Balibo

Review by Jane Freebury

This is an out-of-date news story, but it’s my guess there’s life in it yet. Though it’s hard to credit why it’s taken so long to tell in a country like ours.

At last the story of how five Australian journalists met their deaths when Indonesian forces invaded Portuguese East Timor in 1975 has seen the light of day. It’s 34 years after the event and two years on from a NSW coronial enquiry that contradicted the government line they were caught in crossfire.

With their cumbersome 16mm cameras at the ready, the five young TV newsmen with Greg Shackleton (Damon Gameau) in the lead drove into the heights of East Timor for a vantage point to report on the imminent invasion. A sixth journo, Roger East (Anthony LaPaglia), entered the country a few weeks later to find out what happened to them.

The Indonesians were moving swiftly. It took them just nine days after the tiny nation declared independence from its colonial masters for them to move in. How were the people of Timor Leste to know that benign neglect was the safer option?

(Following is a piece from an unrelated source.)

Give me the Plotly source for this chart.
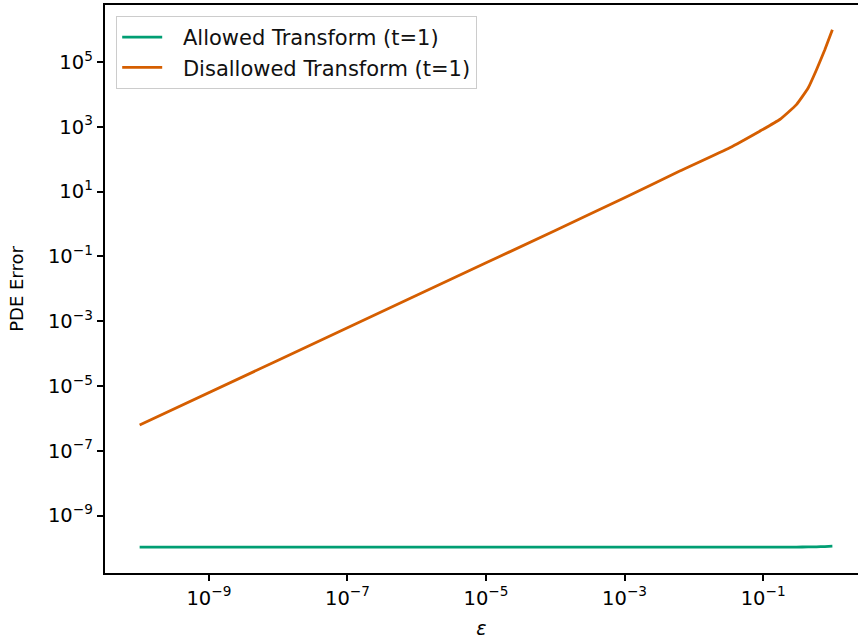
import plotly.graph_objects as go

# epsilon grid
eps = [1e-10, 1e-8, 1e-6, 1e-4, 1e-3, 0.00627, 0.033, 0.0895, 0.174,
       0.303, 0.447, 0.59, 0.778, 1.0]

allowed_err = [1.06e-10, 1.06e-10, 1.06e-10, 1.06e-10, 1.06e-10, 1.06e-10,
               1.06e-10, 1.06e-10, 1.06e-10, 1.06e-10, 1.07e-10, 1.08e-10,
               1.10e-10, 1.13e-10]

disallowed_err = [6.2e-7, 6.2e-5, 6.3e-3, 0.63, 6.5, 43, 226, 733, 1680,
                  4850, 15800, 57900, 239000, 986000]

x_tick_vals = [1e-9, 1e-7, 1e-5, 1e-3, 1e-1]
x_tick_text = ["10<sup>−9</sup>", "10<sup>−7</sup>", "10<sup>−5</sup>",
               "10<sup>−3</sup>", "10<sup>−1</sup>"]
y_tick_vals = [1e-9, 1e-7, 1e-5, 1e-3, 1e-1, 1e1, 1e3, 1e5]
y_tick_text = ["10<sup>−9</sup>", "10<sup>−7</sup>", "10<sup>−5</sup>",
               "10<sup>−3</sup>", "10<sup>−1</sup>", "10<sup>1</sup>",
               "10<sup>3</sup>", "10<sup>5</sup>"]

FONT = "DejaVu Sans"
PAD = "\u2002\u2005"

fig = go.Figure()
fig.add_trace(go.Scatter(x=eps, y=allowed_err, mode="lines",
                         name=PAD + "Allowed Transform (t=1)",
                         line=dict(color="#009E73", width=2.8, shape="spline", smoothing=0.4)))
fig.add_trace(go.Scatter(x=eps, y=disallowed_err, mode="lines",
                         name=PAD + "Disallowed Transform (t=1)",
                         line=dict(color="#D55E00", width=2.8, shape="spline", smoothing=0.4)))

fig.update_layout(
    width=858, height=639,
    margin=dict(l=105, r=0, t=5, b=66),
    paper_bgcolor="white", plot_bgcolor="white",
    font=dict(family=FONT, size=19.5, color="black"),
    showlegend=True,
    legend=dict(x=0.0146, y=0.981, xanchor="left", yanchor="top",
                bgcolor="rgba(255,255,255,0.8)", bordercolor="#cccccc",
                borderwidth=1.2, font=dict(family=FONT, size=21, color="#111"),
                tracegroupgap=0, itemwidth=40),
)
fig.update_xaxes(type="log", range=[-10.5, 0.37],
                 tickvals=x_tick_vals, ticktext=x_tick_text,
                 ticks="outside", ticklen=6.5, tickwidth=1.5, tickcolor="black",
                 showline=True, linecolor="black", linewidth=1.5, mirror=True,
                 showgrid=False, zeroline=False,
                 title=dict(text="<i>ε</i>", font=dict(family=FONT, size=19), standoff=15))
fig.update_yaxes(type="log", range=[-10.775, 6.76],
                 tickvals=y_tick_vals, ticktext=y_tick_text,
                 ticks="outside", ticklen=6.5, tickwidth=1.5, tickcolor="black",
                 showline=True, linecolor="black", linewidth=1.5, mirror=False,
                 showgrid=False, zeroline=False,
                 title=dict(text="PDE Error", font=dict(family=FONT, size=18), standoff=20))

fig.write_html("out.html")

The Australian television crews made their way to a 400-year-old garrison in Balibo, with sweeping views of the sea. Why they stayed until the invading forces actually walked into town, is a mystery. Did friendly rivalry for the scoop between the boys from Channel 7 and Channel 9 make them throw caution to the winds?

You couldn’t argue that veteran journalist Roger East was the victim of inexperience too, and it was his nose for the scoop that got him in the end too. His friend Jose Ramos-Horta (Oscar Isaac) cautioned him to leave, but he ignored the advice.

The story of East is far less well-known, and his quest for information about what exactly had happened to the Balibo Five drives the narrative. It is all terrifically effective, and hits its stride early so its confidence and momentum make the movie a particularly effective political thriller too.

Director Robert Connolly (The Bank) has made a powerful and emotionally wrenching piece, with a strong claim to truth that I think many will respond to. The inconvenient truth of the newsmen’s deaths appears to have sunk in interests of realpolitik and the tragedy of occupation for the East Timorese is not unconnected either.

The summer of 1975 was long ago and the young newsmen were foolhardy and naive. Most of us were basking in the heat, and tossing prawns on our barbies while they chased their story. The Whitlam Government was about to be dismissed and it was not a good time for Australians to run into trouble overseas, but it’s still no excuse.

In a capsule: A really powerful, wrenching film based on a true story of the deaths of six Australia-based journalists during the Indonesian invasion of East Timor in 1975. So well put together that it works equally well as a compelling political thriller.